= DATA LINES =

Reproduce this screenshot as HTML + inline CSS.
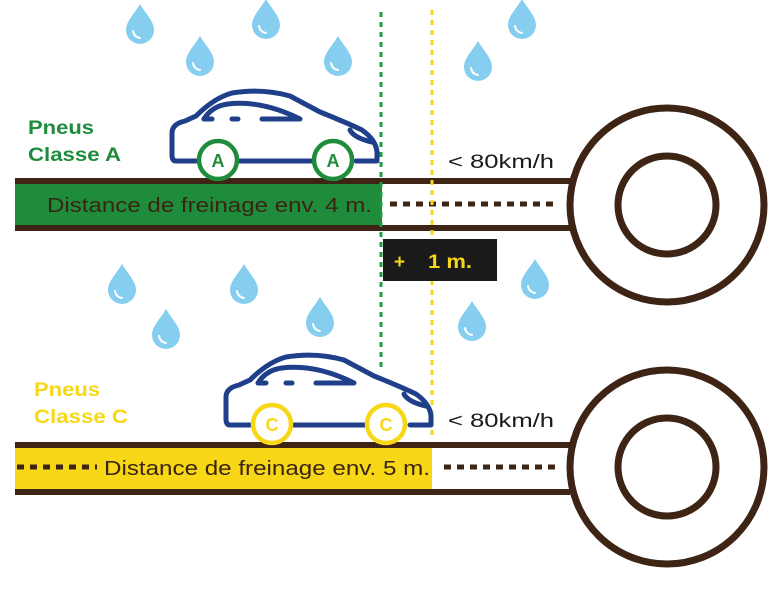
<!DOCTYPE html>
<html><head><meta charset="utf-8"><style>
html,body{margin:0;padding:0;background:#fff;}
svg{display:block;}
text{font-family:"Liberation Sans",sans-serif;}
</style></head><body>
<svg width="770" height="595" viewBox="0 0 770 595" xmlns="http://www.w3.org/2000/svg">
<defs>
<g id="drop"><path d="M0,-25 C5,-16 14,-8 14,1 A14,14 0 0 1 -14,1 C-14,-8 -5,-16 0,-25 Z" fill="#86ceef"/><path d="M-7,2 Q-6,8 0,9" stroke="#fff" stroke-width="2" fill="none" stroke-linecap="round"/></g>
<g id="car" fill="none" stroke="#1f3f8a" stroke-width="5" stroke-linecap="round" stroke-linejoin="round">
<path d="M196,161 L176,161 Q172,161 172,155 L172,133 Q172,124 185,121 L196,116 Q214,98 232,93 Q262,88 290,96 L320,112 Q345,122 362,130 Q376,140 377,152 L377,161 L356,161"/>
<path d="M240,161 L311,161"/>
<path d="M204,119 Q212,106 228,104 Q262,100 300,119 L262,119"/>
<path d="M204,119 L212,119 M232,119 L238,119"/>
<path d="M350,130 Q354,138 372,142"/>
</g>
</defs>
<use href="#drop" x="140" y="29"/>
<use href="#drop" x="200" y="61"/>
<use href="#drop" x="266" y="24"/>
<use href="#drop" x="338" y="61"/>
<use href="#drop" x="522" y="24"/>
<use href="#drop" x="478" y="66"/>
<use href="#drop" x="122" y="289"/>
<use href="#drop" x="244" y="289"/>
<use href="#drop" x="166" y="334"/>
<use href="#drop" x="320" y="322"/>
<use href="#drop" x="472" y="326"/>
<use href="#drop" x="535" y="284"/>

<rect x="15" y="184" width="367" height="41" fill="#1e8c3a"/>
<rect x="15" y="178" width="555" height="6" fill="#3d2415"/>
<rect x="15" y="225" width="555" height="6" fill="#3d2415"/>
<circle cx="667" cy="205" r="97" fill="#fff" stroke="#3d2415" stroke-width="7"/>
<circle cx="667" cy="205" r="49" fill="none" stroke="#3d2415" stroke-width="7"/>
<line x1="390" y1="204" x2="555" y2="204" stroke="#3d2415" stroke-width="5" stroke-dasharray="7,6"/>
<text x="47" y="212" font-size="20" fill="#3a2412" textLength="325" lengthAdjust="spacingAndGlyphs">Distance de freinage env. 4 m.</text>

<rect x="15" y="448" width="417" height="41" fill="#f7d716"/>
<rect x="15" y="442" width="555" height="6" fill="#3d2415"/>
<rect x="15" y="489" width="555" height="6" fill="#3d2415"/>
<circle cx="667" cy="467" r="97" fill="#fff" stroke="#3d2415" stroke-width="7"/>
<circle cx="667" cy="467" r="49" fill="none" stroke="#3d2415" stroke-width="7"/>
<line x1="17" y1="467" x2="97" y2="467" stroke="#3d2415" stroke-width="5" stroke-dasharray="7,6"/>
<line x1="444" y1="467" x2="557" y2="467" stroke="#3d2415" stroke-width="5" stroke-dasharray="7,6"/>
<text x="104" y="475" font-size="20" fill="#3a2412" textLength="326" lengthAdjust="spacingAndGlyphs">Distance de freinage env. 5 m.</text>

<line x1="381" y1="12" x2="381" y2="370" stroke="#1e9c45" stroke-width="3" stroke-dasharray="5,5"/>
<line x1="432" y1="10" x2="432" y2="440" stroke="#f7d716" stroke-width="3" stroke-dasharray="5,5"/>

<rect x="383" y="239" width="114" height="42" fill="#1a1a1a"/>
<text x="394" y="268" font-size="19" font-weight="bold" fill="#f7d716">+</text>
<text x="428" y="268" font-size="19" font-weight="bold" fill="#f7d716" textLength="44" lengthAdjust="spacingAndGlyphs">1 m.</text>

<text x="28" y="134" font-size="19" font-weight="bold" fill="#1e8c3a" textLength="66" lengthAdjust="spacingAndGlyphs">Pneus</text>
<text x="28" y="161" font-size="19" font-weight="bold" fill="#1e8c3a" textLength="93" lengthAdjust="spacingAndGlyphs">Classe A</text>
<text x="34" y="396" font-size="19" font-weight="bold" fill="#f7d716" textLength="66" lengthAdjust="spacingAndGlyphs">Pneus</text>
<text x="34" y="423" font-size="19" font-weight="bold" fill="#f7d716" textLength="94" lengthAdjust="spacingAndGlyphs">Classe C</text>
<text x="448" y="168" font-size="19" fill="#1a1a1a" textLength="106" lengthAdjust="spacingAndGlyphs">&lt; 80km/h</text>
<text x="448" y="427" font-size="19" fill="#1a1a1a" textLength="106" lengthAdjust="spacingAndGlyphs">&lt; 80km/h</text>

<use href="#car"/>
<circle cx="218" cy="160" r="19" fill="#fff" stroke="#1e8c3a" stroke-width="4.5"/>
<circle cx="333" cy="160" r="19" fill="#fff" stroke="#1e8c3a" stroke-width="4.5"/>
<text x="218" y="167" font-size="18" font-weight="bold" fill="#1e8c3a" text-anchor="middle">A</text>
<text x="333" y="167" font-size="18" font-weight="bold" fill="#1e8c3a" text-anchor="middle">A</text>

<use href="#car" transform="translate(54,264)"/>
<circle cx="272" cy="424" r="19" fill="#fff" stroke="#f7d716" stroke-width="4.5"/>
<circle cx="386" cy="424" r="19" fill="#fff" stroke="#f7d716" stroke-width="4.5"/>
<text x="272" y="431" font-size="18" font-weight="bold" fill="#f7d716" text-anchor="middle">C</text>
<text x="386" y="431" font-size="18" font-weight="bold" fill="#f7d716" text-anchor="middle">C</text>
</svg>
</body></html>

= AIM OF THE EXERCISE =
Copy the data word for word. Pictures do not go in the copy.

= EXERCISE RESPONSE =
Reproduce this screenshot as HTML + inline CSS.
<!DOCTYPE html>
<html><head><meta charset="utf-8"><style>
html,body{margin:0;padding:0;background:#fff;}
svg{display:block;}
text{font-family:"Liberation Sans",sans-serif;}
</style></head><body>
<svg width="770" height="595" viewBox="0 0 770 595" xmlns="http://www.w3.org/2000/svg">
<defs>
<g id="drop"><path d="M0,-25 C5,-16 14,-8 14,1 A14,14 0 0 1 -14,1 C-14,-8 -5,-16 0,-25 Z" fill="#86ceef"/><path d="M-7,2 Q-6,8 0,9" stroke="#fff" stroke-width="2" fill="none" stroke-linecap="round"/></g>
<g id="car" fill="none" stroke="#1f3f8a" stroke-width="5" stroke-linecap="round" stroke-linejoin="round">
<path d="M196,161 L176,161 Q172,161 172,155 L172,133 Q172,124 185,121 L196,116 Q214,98 232,93 Q262,88 290,96 L320,112 Q345,122 362,130 Q376,140 377,152 L377,161 L356,161"/>
<path d="M240,161 L311,161"/>
<path d="M204,119 Q212,106 228,104 Q262,100 300,119 L262,119"/>
<path d="M204,119 L212,119 M232,119 L238,119"/>
<path d="M350,130 Q354,138 372,142"/>
</g>
</defs>
<use href="#drop" x="140" y="29"/>
<use href="#drop" x="200" y="61"/>
<use href="#drop" x="266" y="24"/>
<use href="#drop" x="338" y="61"/>
<use href="#drop" x="522" y="24"/>
<use href="#drop" x="478" y="66"/>
<use href="#drop" x="122" y="289"/>
<use href="#drop" x="244" y="289"/>
<use href="#drop" x="166" y="334"/>
<use href="#drop" x="320" y="322"/>
<use href="#drop" x="472" y="326"/>
<use href="#drop" x="535" y="284"/>

<rect x="15" y="184" width="367" height="41" fill="#1e8c3a"/>
<rect x="15" y="178" width="555" height="6" fill="#3d2415"/>
<rect x="15" y="225" width="555" height="6" fill="#3d2415"/>
<circle cx="667" cy="205" r="97" fill="#fff" stroke="#3d2415" stroke-width="7"/>
<circle cx="667" cy="205" r="49" fill="none" stroke="#3d2415" stroke-width="7"/>
<line x1="390" y1="204" x2="555" y2="204" stroke="#3d2415" stroke-width="5" stroke-dasharray="7,6"/>
<text x="47" y="212" font-size="20" fill="#3a2412" textLength="325" lengthAdjust="spacingAndGlyphs">Distance de freinage env. 4 m.</text>

<rect x="15" y="448" width="417" height="41" fill="#f7d716"/>
<rect x="15" y="442" width="555" height="6" fill="#3d2415"/>
<rect x="15" y="489" width="555" height="6" fill="#3d2415"/>
<circle cx="667" cy="467" r="97" fill="#fff" stroke="#3d2415" stroke-width="7"/>
<circle cx="667" cy="467" r="49" fill="none" stroke="#3d2415" stroke-width="7"/>
<line x1="17" y1="467" x2="97" y2="467" stroke="#3d2415" stroke-width="5" stroke-dasharray="7,6"/>
<line x1="444" y1="467" x2="557" y2="467" stroke="#3d2415" stroke-width="5" stroke-dasharray="7,6"/>
<text x="104" y="475" font-size="20" fill="#3a2412" textLength="326" lengthAdjust="spacingAndGlyphs">Distance de freinage env. 5 m.</text>

<line x1="381" y1="12" x2="381" y2="370" stroke="#1e9c45" stroke-width="3" stroke-dasharray="5,5"/>
<line x1="432" y1="10" x2="432" y2="440" stroke="#f7d716" stroke-width="3" stroke-dasharray="5,5"/>

<rect x="383" y="239" width="114" height="42" fill="#1a1a1a"/>
<text x="394" y="268" font-size="19" font-weight="bold" fill="#f7d716">+</text>
<text x="428" y="268" font-size="19" font-weight="bold" fill="#f7d716" textLength="44" lengthAdjust="spacingAndGlyphs">1 m.</text>

<text x="28" y="134" font-size="19" font-weight="bold" fill="#1e8c3a" textLength="66" lengthAdjust="spacingAndGlyphs">Pneus</text>
<text x="28" y="161" font-size="19" font-weight="bold" fill="#1e8c3a" textLength="93" lengthAdjust="spacingAndGlyphs">Classe A</text>
<text x="34" y="396" font-size="19" font-weight="bold" fill="#f7d716" textLength="66" lengthAdjust="spacingAndGlyphs">Pneus</text>
<text x="34" y="423" font-size="19" font-weight="bold" fill="#f7d716" textLength="94" lengthAdjust="spacingAndGlyphs">Classe C</text>
<text x="448" y="168" font-size="19" fill="#1a1a1a" textLength="106" lengthAdjust="spacingAndGlyphs">&lt; 80km/h</text>
<text x="448" y="427" font-size="19" fill="#1a1a1a" textLength="106" lengthAdjust="spacingAndGlyphs">&lt; 80km/h</text>

<use href="#car"/>
<circle cx="218" cy="160" r="19" fill="#fff" stroke="#1e8c3a" stroke-width="4.5"/>
<circle cx="333" cy="160" r="19" fill="#fff" stroke="#1e8c3a" stroke-width="4.5"/>
<text x="218" y="167" font-size="18" font-weight="bold" fill="#1e8c3a" text-anchor="middle">A</text>
<text x="333" y="167" font-size="18" font-weight="bold" fill="#1e8c3a" text-anchor="middle">A</text>

<use href="#car" transform="translate(54,264)"/>
<circle cx="272" cy="424" r="19" fill="#fff" stroke="#f7d716" stroke-width="4.5"/>
<circle cx="386" cy="424" r="19" fill="#fff" stroke="#f7d716" stroke-width="4.5"/>
<text x="272" y="431" font-size="18" font-weight="bold" fill="#f7d716" text-anchor="middle">C</text>
<text x="386" y="431" font-size="18" font-weight="bold" fill="#f7d716" text-anchor="middle">C</text>
</svg>
</body></html>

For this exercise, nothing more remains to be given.